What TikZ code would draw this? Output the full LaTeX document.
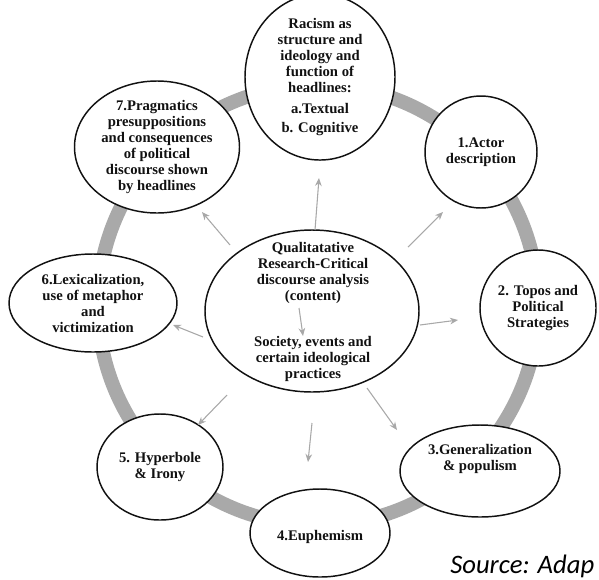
\documentclass[tikz,border=0pt]{standalone}
\usepackage{fontspec}
\setmainfont{Liberation Serif}
\newfontfamily\srcfont{Carlito}
\usetikzlibrary{shapes.geometric, arrows.meta}
\definecolor{ink}{HTML}{111111}
\definecolor{ringc}{HTML}{A9A9A9}
\definecolor{arrc}{HTML}{A8A8A8}
\newcommand{\NodeF}{\fontsize{11}{12}\selectfont\bfseries}
\newcommand{\stage}[6]{%
  \node[stage, minimum width=#4*0.75pt, minimum height=#5*0.75pt] (#1) at (#2,#3) {#6};
}

\begin{document}
\begin{tikzpicture}[x=0.75pt,y=-0.75pt,
  stage/.style={ellipse, draw=ink, line width=1.1pt, fill=white, inner sep=0pt,
    align=center, font=\NodeF, text=ink},
  flow/.style={arrc, line width=0.8pt, -{Stealth[length=6pt,width=5pt]}},
  ring/.style={ringc, line width=10.5pt}]
\useasboundingbox (0,0) rectangle (599,579);
\coordinate (hub) at (318,305);
\draw[ring] (hub) circle[radius=220];
\stage{racism}{320}{77}{150}{145}{Racism as\\structure and\\ideology and\\function of\\headlines:\\[4pt]a.Textual\\[2pt]b. Cognitive}
\stage{actor}{481}{152}{112}{112}{1.Actor\\description}
\stage{topos}{538}{308}{116}{116}{2. Topos and\\Political\\Strategies}
\stage{general}{480}{471}{160}{92}{3.Generalization\\\& populism\\[8pt]}
\stage{euph}{320}{533}{140}{88}{\\[2pt]4.Euphemism}
\stage{hyper}{160}{467}{126}{106}{5. Hyperbole\\\& Irony}
\stage{lexic}{93}{303}{168}{98}{6.Lexicalization,\\use of metaphor\\and\\victimization}
\stage{pragm}{157}{147}{165}{108}{7.Pragmatics\\presuppositions\\and consequences\\of political\\discourse shown\\by headlines}
\node[stage, minimum width=214*0.75pt, minimum height=162*0.75pt] (qual) at (312,311) {};
\node[align=center, font=\NodeF, text=ink] (qualtop) at (313,273)
  {Qualitatative\\Research-Critical\\discourse analysis\\(content)};
\node[align=center, font=\NodeF, text=ink] (qualbot) at (313,359)
  {Society, events and\\certain ideological\\practices};
\foreach \n/\sx/\sy/\ex/\ey in {up/315/230/319/178, upleft/230/245/202/212,
    upright/408/247/443/212, right/420/325/458/320, downright/367/388/397/430,
    down/312/423/308/462, downleft/227/395/198/425, left/203/337/173/325,
    inner/299/308/303/336} {
  \coordinate (\n-from) at (\sx,\sy);
  \coordinate (\n-to) at (\ex,\ey);
  \draw[flow] (\n-from) -- (\n-to);
}
\node[anchor=base west, font=\srcfont\itshape\fontsize{20}{24}\selectfont, text=black, inner sep=0pt]
  (source) at (450,573) {Source: Adap};
\end{tikzpicture}
\end{document}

◆ WHAT YOU SHOULD DO ◆
Repeat the material above word for word and skip every image in it.

◆ FULL RESPONSE ◆
What TikZ code would draw this? Output the full LaTeX document.
\documentclass[tikz,border=0pt]{standalone}
\usepackage{fontspec}
\setmainfont{Liberation Serif}
\newfontfamily\srcfont{Carlito}
\usetikzlibrary{shapes.geometric, arrows.meta}
\definecolor{ink}{HTML}{111111}
\definecolor{ringc}{HTML}{A9A9A9}
\definecolor{arrc}{HTML}{A8A8A8}
\newcommand{\NodeF}{\fontsize{11}{12}\selectfont\bfseries}
\newcommand{\stage}[6]{%
  \node[stage, minimum width=#4*0.75pt, minimum height=#5*0.75pt] (#1) at (#2,#3) {#6};
}

\begin{document}
\begin{tikzpicture}[x=0.75pt,y=-0.75pt,
  stage/.style={ellipse, draw=ink, line width=1.1pt, fill=white, inner sep=0pt,
    align=center, font=\NodeF, text=ink},
  flow/.style={arrc, line width=0.8pt, -{Stealth[length=6pt,width=5pt]}},
  ring/.style={ringc, line width=10.5pt}]
\useasboundingbox (0,0) rectangle (599,579);
\coordinate (hub) at (318,305);
\draw[ring] (hub) circle[radius=220];
\stage{racism}{320}{77}{150}{145}{Racism as\\structure and\\ideology and\\function of\\headlines:\\[4pt]a.Textual\\[2pt]b. Cognitive}
\stage{actor}{481}{152}{112}{112}{1.Actor\\description}
\stage{topos}{538}{308}{116}{116}{2. Topos and\\Political\\Strategies}
\stage{general}{480}{471}{160}{92}{3.Generalization\\\& populism\\[8pt]}
\stage{euph}{320}{533}{140}{88}{\\[2pt]4.Euphemism}
\stage{hyper}{160}{467}{126}{106}{5. Hyperbole\\\& Irony}
\stage{lexic}{93}{303}{168}{98}{6.Lexicalization,\\use of metaphor\\and\\victimization}
\stage{pragm}{157}{147}{165}{108}{7.Pragmatics\\presuppositions\\and consequences\\of political\\discourse shown\\by headlines}
\node[stage, minimum width=214*0.75pt, minimum height=162*0.75pt] (qual) at (312,311) {};
\node[align=center, font=\NodeF, text=ink] (qualtop) at (313,273)
  {Qualitatative\\Research-Critical\\discourse analysis\\(content)};
\node[align=center, font=\NodeF, text=ink] (qualbot) at (313,359)
  {Society, events and\\certain ideological\\practices};
\foreach \n/\sx/\sy/\ex/\ey in {up/315/230/319/178, upleft/230/245/202/212,
    upright/408/247/443/212, right/420/325/458/320, downright/367/388/397/430,
    down/312/423/308/462, downleft/227/395/198/425, left/203/337/173/325,
    inner/299/308/303/336} {
  \coordinate (\n-from) at (\sx,\sy);
  \coordinate (\n-to) at (\ex,\ey);
  \draw[flow] (\n-from) -- (\n-to);
}
\node[anchor=base west, font=\srcfont\itshape\fontsize{20}{24}\selectfont, text=black, inner sep=0pt]
  (source) at (450,573) {Source: Adap};
\end{tikzpicture}
\end{document}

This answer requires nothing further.